Боюсь не смерти я. О нет!
Боюсь исчезнуть совершенно.
Хочу, чтоб труд мой вдохновенный
Когда-нибудь увидел свет...
 
   И он писал. Ночами, при зажженной свече, во время прогулок по парку, затаиваясь в его уголках. Нет, Лермонтов не был здесь поэтом «печали и любви»! Историки выделили из ряда других этот самый 1830 год, о каком я веду речь. 3 июня взбунтовались в Севастополе матросы, солдаты и, как тогда писалось, «прочие гражданского звания люди». Потом начались вооруженные «холерные бунты» военных поселян, волнения среди саратовского и тамбовского крестьянства. Слухи об этом доходили, конечно, до Середникова, которое постоянно посещали образованные и осведомленные лица. Надо бы тут отметить, что и родные Лермонтова, и гости их, как представители имущего сословия, были не только обеспокоены событиями, но и лично, непосредственно задеты ими. Мы не знаем, как отнесся Лермонтов к известию о насильственной смерти своего деда Столыпина во время «холерного» севастопольского бунта, и, быть может, не надо об этом знать — душа великого человека, как, впрочем, любого из нас, смертных, имеет право на тайну, только впечатлительную поэтическую натуру все сущее формирует с властительной, незнакомой нам силой, закладывая в нее семя будущего громкого отзвука; многие строки Лермонтова, написанные летом 1830 года и позже, полнятся беспощадными, ожесточенно-трагическими нотами…

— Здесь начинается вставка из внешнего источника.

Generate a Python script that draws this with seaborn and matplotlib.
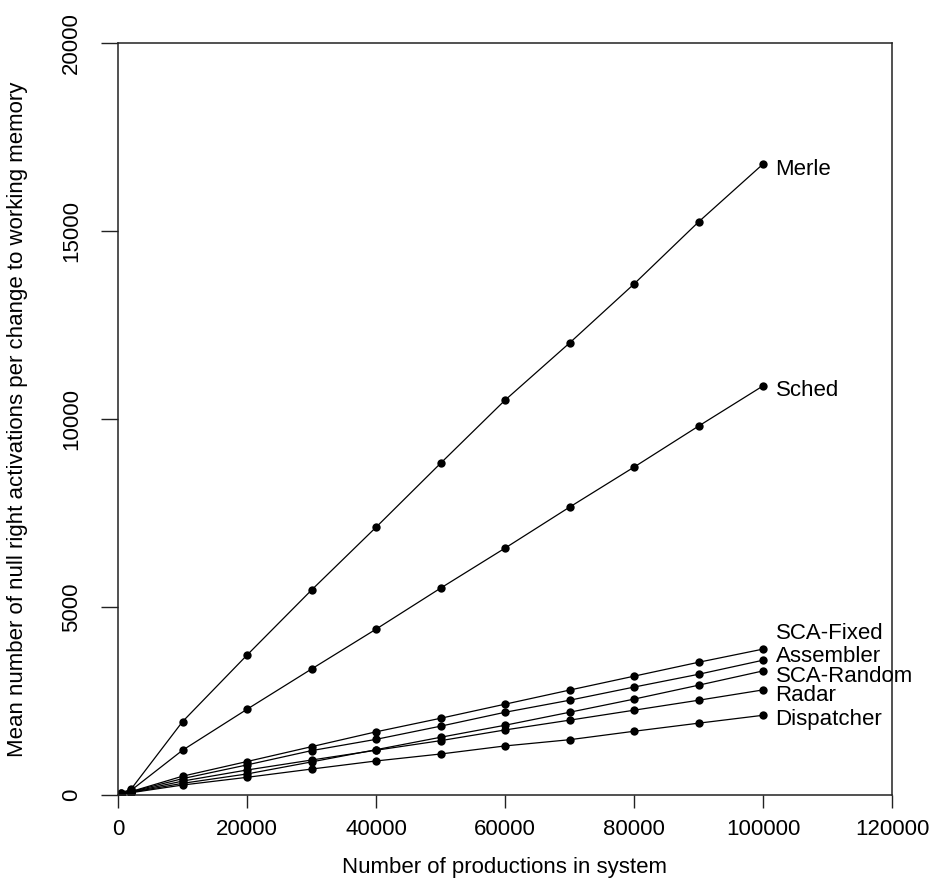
import pandas as pd
import matplotlib
matplotlib.use("Agg")
import matplotlib.pyplot as plt
import seaborn as sns

# Number of productions in the system (x values)
productions = [500, 2000, 10000, 20000, 30000, 40000, 50000, 60000, 70000, 80000, 90000, 100000]

# Mean null right activations per change
merle = [60, 150, 1950, 3720, 5450, 7120, 8820, 10500, 12020, 13590, 15240, 16780]
sched = [50, 120, 1190, 2280, 3350, 4410, 5500, 6565, 7655, 8720, 9810, 10880]
sca_fixed = [30, 90, 500, 890, 1285, 1680, 2040, 2415, 2790, 3160, 3530, 3880]
assembler = [30, 85, 435, 800, 1180, 1480, 1830, 2200, 2520, 2870, 3210, 3585]
sca_random = [25, 70, 310, 560, 880, 1205, 1535, 1855, 2200, 2550, 2920, 3300]
radar = [25, 75, 370, 665, 930, 1190, 1445, 1730, 1990, 2255, 2520, 2795]
dispatcher = [20, 60, 265, 470, 690, 905, 1090, 1305, 1470, 1695, 1910, 2120]

series_names = ["Merle", "Sched", "SCA-Fixed", "Assembler", "SCA-Random", "Radar", "Dispatcher"]
series_values = [merle, sched, sca_fixed, assembler, sca_random, radar, dispatcher]

# Long format table for seaborn
rows = []
for name, vals in zip(series_names, series_values):
    for x, v in zip(productions, vals):
        rows.append({"system": name, "productions": x, "activations": v})
df = pd.DataFrame(rows)

sns.set_theme(style="white")
plt.rcParams["font.family"] = ["Liberation Sans", "DejaVu Sans"]
plt.rcParams["font.size"] = 16
plt.rcParams["text.color"] = "black"

fig = plt.figure(figsize=(9.32, 8.84), dpi=100)
ax = fig.add_axes([118 / 932, 1 - 795 / 884, 774 / 932, 752 / 884])

sns.lineplot(
    data=df, x="productions", y="activations", hue="system",
    palette={n: "black" for n in series_names},
    marker="o", markersize=6, markeredgewidth=0, linewidth=0.9,
    legend=False, ax=ax,
)

# label each series just right of its last point (offsets in points)
label_offsets = {"Merle": -4, "Sched": -3, "SCA-Fixed": 11, "Assembler": 3,
                 "SCA-Random": -4, "Radar": -4, "Dispatcher": -3}
for name, vals in zip(series_names, series_values):
    ax.annotate(name, (productions[-1], vals[-1]), xytext=(9, label_offsets[name]),
                textcoords="offset points", ha="left", va="center",
                fontsize=16, color="black")

ax.set_xlim(0, 120000)
ax.set_ylim(0, 20000)
ax.set_xticks(range(0, 120001, 20000))
ax.set_yticks(range(0, 20001, 5000))
ax.set_xlabel("")
ax.set_ylabel("")

for s in ax.spines.values():
    s.set_color("#222222")
    s.set_linewidth(1.1)

ax.tick_params(axis="x", direction="out", length=9.5, width=1, color="#222222",
               pad=8, labelsize=16, labelcolor="black", bottom=True)
ax.tick_params(axis="y", direction="out", length=12, width=1, color="#222222",
               pad=14, labelsize=16, labelcolor="black", left=True, labelrotation=90)
for lab in ax.get_yticklabels():
    lab.set_va("center")

fig.text(504 / 932, 1 - 867 / 884, "Number of productions in system",
         ha="center", va="center", fontsize=16, color="black")
fig.text(18 / 932, 1 - 419 / 884,
         "Mean number of null right activations per change to working memory",
         ha="center", va="center", rotation=90, fontsize=16, color="black")

fig.savefig("out.png", dpi=100)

   Дошел до Середникова слух и о восстании в селе Навешкино, что находилось в Пензенской губернии по соседству с Тарханами. Доведенные до крайности притеснениями, крестьяне зарубили волостного голову и ушли с топорами в леса. Позже суд в Чембаре, том самом Чембаре, откуда приехал в Москву сын уездного лекаря Виссарион Белинский, приговорил к смертной казни трех вожаков восстания. Бенкендорф в своем «Обзоре общественного мнения на 1830 год» доносил, что в народе распространялись слухи о каком-то новом крестьянском вожде по фамилии Метелкин: «Пугачев попугал господ, а Метелкин пометет их»…
   Могло быть у Лермонтова тем летом и еще одно сильное впечатление. Известно, что середниковская молодежь нередко ездила с гостями в довольно дальние путешествия — в Сергиев Посад и Воскресенск, например. Одно из летних стихотворений Лермонтова не имеет названия, а лишь помету: «В Воскресенске. (Написано на стенах жилища Никона) 1830 года». Путь в Троице-Сергиеву лавру был дальше, чем в Новоиерусалимский монастырь, построенный при царе Алексее Михайловиче низложенным патриархом Никоном, и на этом пути издавна стояли заезжие дома. И вот на двери одного из таких домов появилась в июне 1830 года надпись: «Скоро настанет время, когда дворяне, эти гнусные властолюбцы, жаждущие и сосущие кровь несчастных подданных, будут истреблены самым жестоким образом и погибнут смертью тиранов». А рядом, и другой рукою, — добавление: «Ах, если бы это совершилось. Дай господи! Я первый возьму нож».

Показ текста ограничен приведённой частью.